═════ DATA ROWS
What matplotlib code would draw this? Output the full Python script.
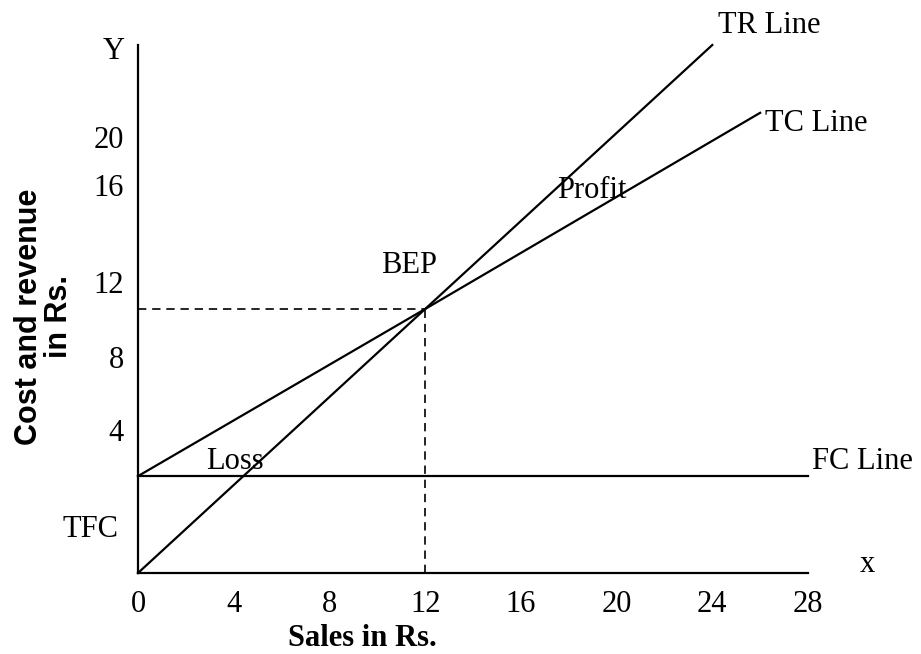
import matplotlib
matplotlib.use("Agg")
import matplotlib.pyplot as plt

# break-even chart data (schematic values)
tr_sales = [0, 12, 24]
tr_value = [0, 10.9, 21.8]
tc_sales = [0, 12, 26]
tc_value = [4, 10.9, 19.0]
fc_sales = [0, 28]
fc_value = [4, 4]
bep = (12, 10.9)

x_ticks = [0, 4, 8, 12, 16, 20, 24, 28]
y_tick_pos = [5.9, 8.9, 12, 16, 18]
y_tick_labels = ["4", "8", "12", "16", "20"]

serif = "Liberation Serif"
sans = "Liberation Sans"
fs = 22

fig = plt.figure(figsize=(9.21, 6.54), dpi=100)
ax = fig.add_axes([138 / 921, 81 / 654, 670 / 921, 528 / 654])
ax.set_xlim(0, 28)
ax.set_ylim(0, 21.8)

for s in ["top", "right"]:
    ax.spines[s].set_visible(False)
for s in ["left", "bottom"]:
    ax.spines[s].set_linewidth(1.6)

lw = 1.6
ax.plot(tr_sales, tr_value, color="black", lw=lw, clip_on=False)
ax.plot(tc_sales, tc_value, color="black", lw=lw, clip_on=False)
ax.plot(fc_sales, fc_value, color="black", lw=lw, clip_on=False)

# dashed guides to the break-even point
ax.plot([0, bep[0]], [bep[1], bep[1]], color="black", lw=1.2, ls=(0, (5, 3.5)))
ax.plot([bep[0], bep[0]], [0, bep[1]], color="black", lw=1.2, ls=(0, (5, 3.5)))

ax.set_xticks(x_ticks)
ax.set_xticklabels([str(v) for v in x_ticks], fontfamily=serif, fontsize=fs)
ax.set_yticks(y_tick_pos)
ax.set_yticklabels(y_tick_labels, fontfamily=serif, fontsize=fs)
ax.tick_params(axis="x", length=0, pad=12)
ax.tick_params(axis="y", length=0, pad=10)

txt = dict(fontfamily=serif, fontsize=fs, color="black", va="center")
ax.text(24.25, 22.6, "TR Line", ha="left", **txt)
ax.text(26.2, 18.55, "TC Line", ha="left", **txt)
ax.text(28.15, 4.6, "FC Line", ha="left", **txt)
ax.text(17.5, 15.8, "Profit", ha="left", **txt)
ax.text(10.15, 12.7, "BEP", ha="left", **txt)
ax.text(2.85, 4.6, "Loss", ha="left", **txt)
ax.text(-0.82, 1.8, "TFC", ha="right", **txt)
ax.text(30.5, 0.35, "x", ha="center", **txt)
ax.text(-0.55, 21.55, "Y", ha="right", **txt)

fig.text(362 / 921, 1 - 638 / 654, "Sales in Rs.", fontfamily=serif,
         fontsize=fs, fontweight="bold", ha="center", va="center")
fig.text(44 / 921, 1 - 317 / 654, "Cost and revenue\nin Rs.", fontfamily=sans,
         fontsize=fs, fontweight="bold", ha="center", va="center",
         rotation=90, linespacing=1.0)

fig.savefig("out.png", dpi=100)
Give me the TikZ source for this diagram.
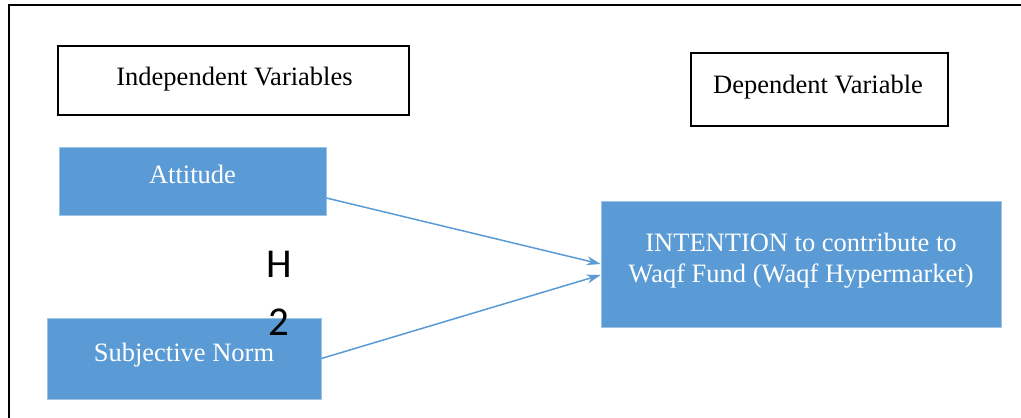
\documentclass[tikz,border=0pt]{standalone}
\usepackage{fontspec}
\setmainfont{Liberation Serif}
\newfontfamily\hfont{Carlito}
\usetikzlibrary{arrows.meta}
\definecolor{boxblue}{HTML}{5B9BD5}
\begin{document}
\begin{tikzpicture}[x=1pt,y=-1pt,
  whitebox/.style={draw=black,line width=2pt,fill=white,inner sep=0pt},
  bluebox/.style={draw=boxblue!60,line width=0.8pt,fill=boxblue,inner sep=0pt},
  blktext/.style={anchor=base,text=black,inner sep=0pt,font=\fontsize{26.5}{32}\selectfont},
  wtext/.style={anchor=base,text=white,inner sep=0pt,font=\fontsize{26.5}{32}\selectfont},
  htext/.style={anchor=base,text=black,inner sep=0pt,font=\hfont\fontsize{41}{48}\selectfont},
  arr/.style={draw=boxblue,line width=1.5pt,-{Stealth[length=14pt,width=9pt]}}]
\useasboundingbox (0,0) rectangle (1021,418);
\fill[white] (0,0) rectangle (1021,418);
% outer frame (top and left)
\coordinate (fl) at (9,418);
\coordinate (fc) at (9,5);
\coordinate (fr) at (1021,5);
\draw[line width=2pt,line cap=rect] (fl) -- (fc) -- (fr);
% header boxes
\node[whitebox,minimum width=351,minimum height=69] (ind) at (233.5,80.5) {};
\node[blktext] (indt) at (234.5,85) {Independent Variables};
\node[whitebox,minimum width=257,minimum height=73] (dep) at (819.5,89.5) {};
\node[blktext] (dept) at (818,93) {Dependent Variable};
% blue boxes
\node[bluebox,minimum width=267,minimum height=68] (att) at (192.5,181) {};
\node[wtext] (attt) at (192.5,183) {Attitude};
\node[bluebox,minimum width=274,minimum height=81] (sub) at (184,358.5) {};
\node[wtext] (subt) at (184,361) {Subjective Norm};
\node[bluebox,minimum width=400,minimum height=126] (int) at (801,264) {};
\node[wtext] (intt1) at (801,251) {INTENTION to contribute to};
\node[wtext] (intt2) at (801,282) {Waqf Fund (Waqf Hypermarket)};
% arrows
\draw[arr] ([yshift=-17pt]att.east) -- ([yshift=0pt]int.west);
\draw[arr] (sub.east) -- ([yshift=-11pt]int.west);
% H2 label
\node[htext] (h) at (279,277) {H};
\node[htext] (two) at (279,335) {2};
\end{tikzpicture}
\end{document}
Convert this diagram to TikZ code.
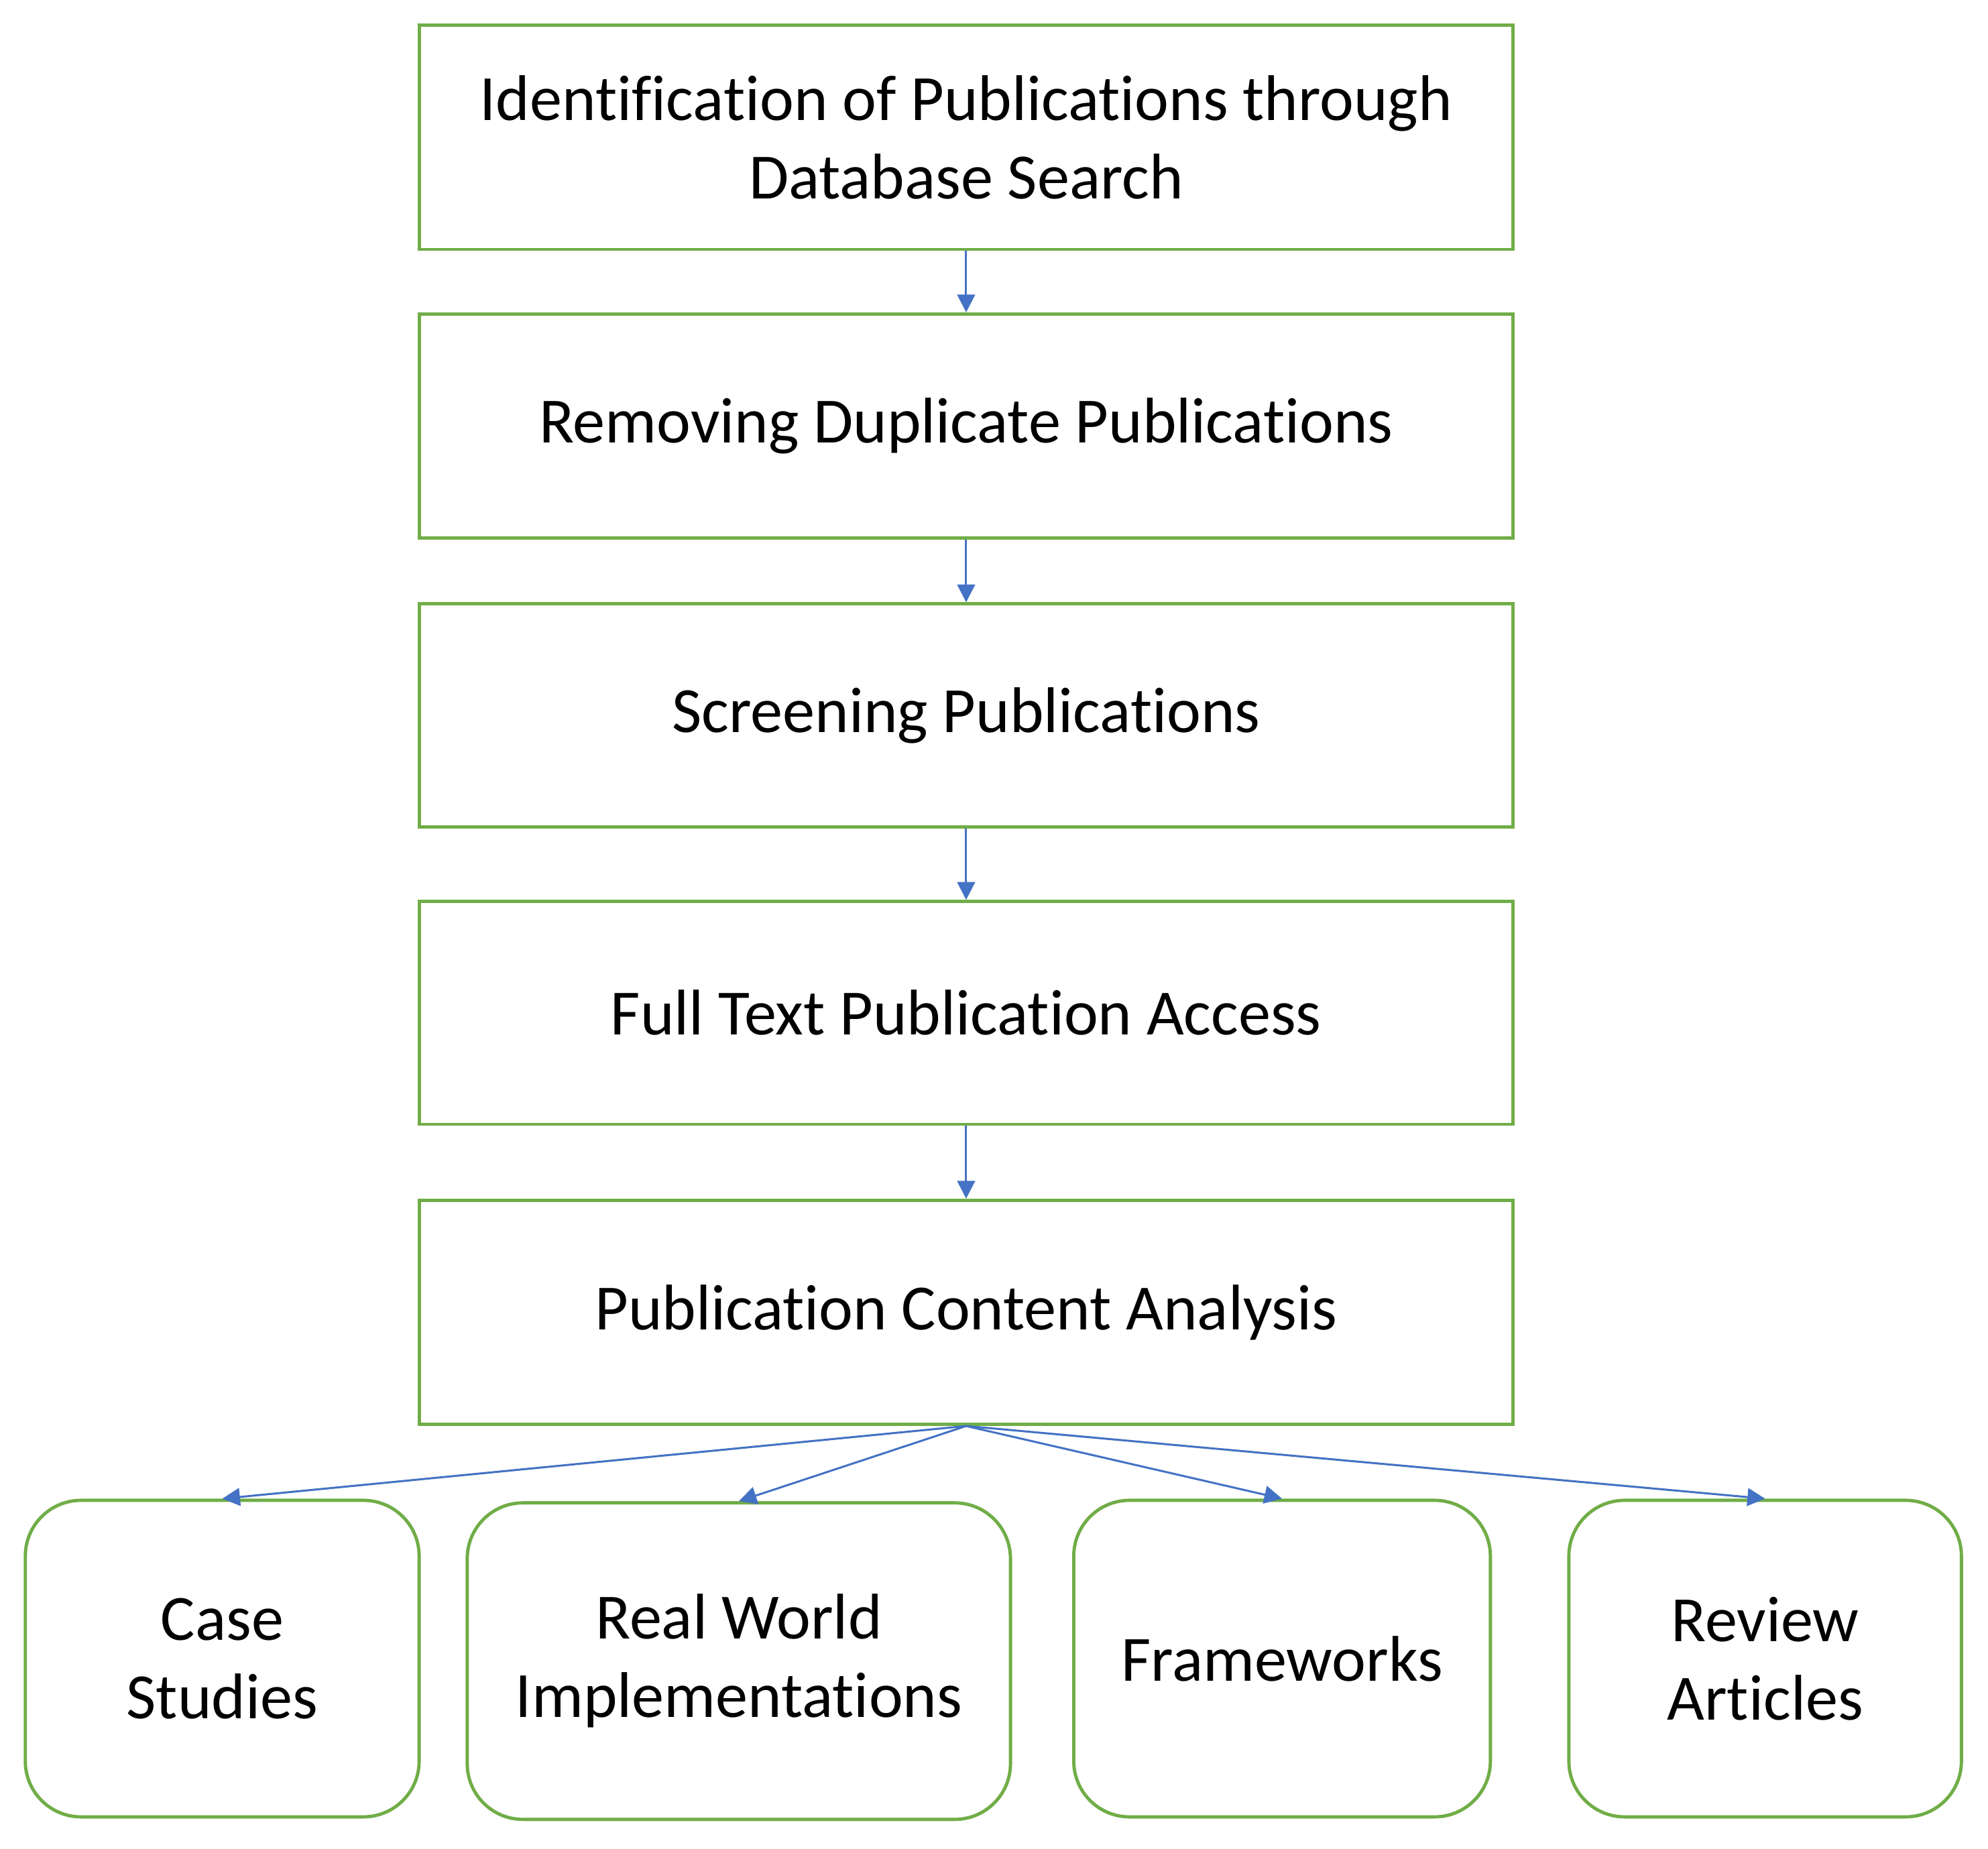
══════════
**WHAT THE TASK ASKS**. Repeat the data exactly, without the pictures.

**OUTPUT OF THE EXERCISE**.
What matplotlib code would draw this? Output the full Python script.
import matplotlib
matplotlib.use("Agg")
import matplotlib.pyplot as plt

# break-even chart data (schematic values)
tr_sales = [0, 12, 24]
tr_value = [0, 10.9, 21.8]
tc_sales = [0, 12, 26]
tc_value = [4, 10.9, 19.0]
fc_sales = [0, 28]
fc_value = [4, 4]
bep = (12, 10.9)

x_ticks = [0, 4, 8, 12, 16, 20, 24, 28]
y_tick_pos = [5.9, 8.9, 12, 16, 18]
y_tick_labels = ["4", "8", "12", "16", "20"]

serif = "Liberation Serif"
sans = "Liberation Sans"
fs = 22

fig = plt.figure(figsize=(9.21, 6.54), dpi=100)
ax = fig.add_axes([138 / 921, 81 / 654, 670 / 921, 528 / 654])
ax.set_xlim(0, 28)
ax.set_ylim(0, 21.8)

for s in ["top", "right"]:
    ax.spines[s].set_visible(False)
for s in ["left", "bottom"]:
    ax.spines[s].set_linewidth(1.6)

lw = 1.6
ax.plot(tr_sales, tr_value, color="black", lw=lw, clip_on=False)
ax.plot(tc_sales, tc_value, color="black", lw=lw, clip_on=False)
ax.plot(fc_sales, fc_value, color="black", lw=lw, clip_on=False)

# dashed guides to the break-even point
ax.plot([0, bep[0]], [bep[1], bep[1]], color="black", lw=1.2, ls=(0, (5, 3.5)))
ax.plot([bep[0], bep[0]], [0, bep[1]], color="black", lw=1.2, ls=(0, (5, 3.5)))

ax.set_xticks(x_ticks)
ax.set_xticklabels([str(v) for v in x_ticks], fontfamily=serif, fontsize=fs)
ax.set_yticks(y_tick_pos)
ax.set_yticklabels(y_tick_labels, fontfamily=serif, fontsize=fs)
ax.tick_params(axis="x", length=0, pad=12)
ax.tick_params(axis="y", length=0, pad=10)

txt = dict(fontfamily=serif, fontsize=fs, color="black", va="center")
ax.text(24.25, 22.6, "TR Line", ha="left", **txt)
ax.text(26.2, 18.55, "TC Line", ha="left", **txt)
ax.text(28.15, 4.6, "FC Line", ha="left", **txt)
ax.text(17.5, 15.8, "Profit", ha="left", **txt)
ax.text(10.15, 12.7, "BEP", ha="left", **txt)
ax.text(2.85, 4.6, "Loss", ha="left", **txt)
ax.text(-0.82, 1.8, "TFC", ha="right", **txt)
ax.text(30.5, 0.35, "x", ha="center", **txt)
ax.text(-0.55, 21.55, "Y", ha="right", **txt)

fig.text(362 / 921, 1 - 638 / 654, "Sales in Rs.", fontfamily=serif,
         fontsize=fs, fontweight="bold", ha="center", va="center")
fig.text(44 / 921, 1 - 317 / 654, "Cost and revenue\nin Rs.", fontfamily=sans,
         fontsize=fs, fontweight="bold", ha="center", va="center",
         rotation=90, linespacing=1.0)

fig.savefig("out.png", dpi=100)
Give me the TikZ source for this diagram.
\documentclass[tikz,border=0pt]{standalone}
\usepackage{fontspec}
\setmainfont{Liberation Serif}
\newfontfamily\hfont{Carlito}
\usetikzlibrary{arrows.meta}
\definecolor{boxblue}{HTML}{5B9BD5}
\begin{document}
\begin{tikzpicture}[x=1pt,y=-1pt,
  whitebox/.style={draw=black,line width=2pt,fill=white,inner sep=0pt},
  bluebox/.style={draw=boxblue!60,line width=0.8pt,fill=boxblue,inner sep=0pt},
  blktext/.style={anchor=base,text=black,inner sep=0pt,font=\fontsize{26.5}{32}\selectfont},
  wtext/.style={anchor=base,text=white,inner sep=0pt,font=\fontsize{26.5}{32}\selectfont},
  htext/.style={anchor=base,text=black,inner sep=0pt,font=\hfont\fontsize{41}{48}\selectfont},
  arr/.style={draw=boxblue,line width=1.5pt,-{Stealth[length=14pt,width=9pt]}}]
\useasboundingbox (0,0) rectangle (1021,418);
\fill[white] (0,0) rectangle (1021,418);
% outer frame (top and left)
\coordinate (fl) at (9,418);
\coordinate (fc) at (9,5);
\coordinate (fr) at (1021,5);
\draw[line width=2pt,line cap=rect] (fl) -- (fc) -- (fr);
% header boxes
\node[whitebox,minimum width=351,minimum height=69] (ind) at (233.5,80.5) {};
\node[blktext] (indt) at (234.5,85) {Independent Variables};
\node[whitebox,minimum width=257,minimum height=73] (dep) at (819.5,89.5) {};
\node[blktext] (dept) at (818,93) {Dependent Variable};
% blue boxes
\node[bluebox,minimum width=267,minimum height=68] (att) at (192.5,181) {};
\node[wtext] (attt) at (192.5,183) {Attitude};
\node[bluebox,minimum width=274,minimum height=81] (sub) at (184,358.5) {};
\node[wtext] (subt) at (184,361) {Subjective Norm};
\node[bluebox,minimum width=400,minimum height=126] (int) at (801,264) {};
\node[wtext] (intt1) at (801,251) {INTENTION to contribute to};
\node[wtext] (intt2) at (801,282) {Waqf Fund (Waqf Hypermarket)};
% arrows
\draw[arr] ([yshift=-17pt]att.east) -- ([yshift=0pt]int.west);
\draw[arr] (sub.east) -- ([yshift=-11pt]int.west);
% H2 label
\node[htext] (h) at (279,277) {H};
\node[htext] (two) at (279,335) {2};
\end{tikzpicture}
\end{document}
Convert this diagram to TikZ code.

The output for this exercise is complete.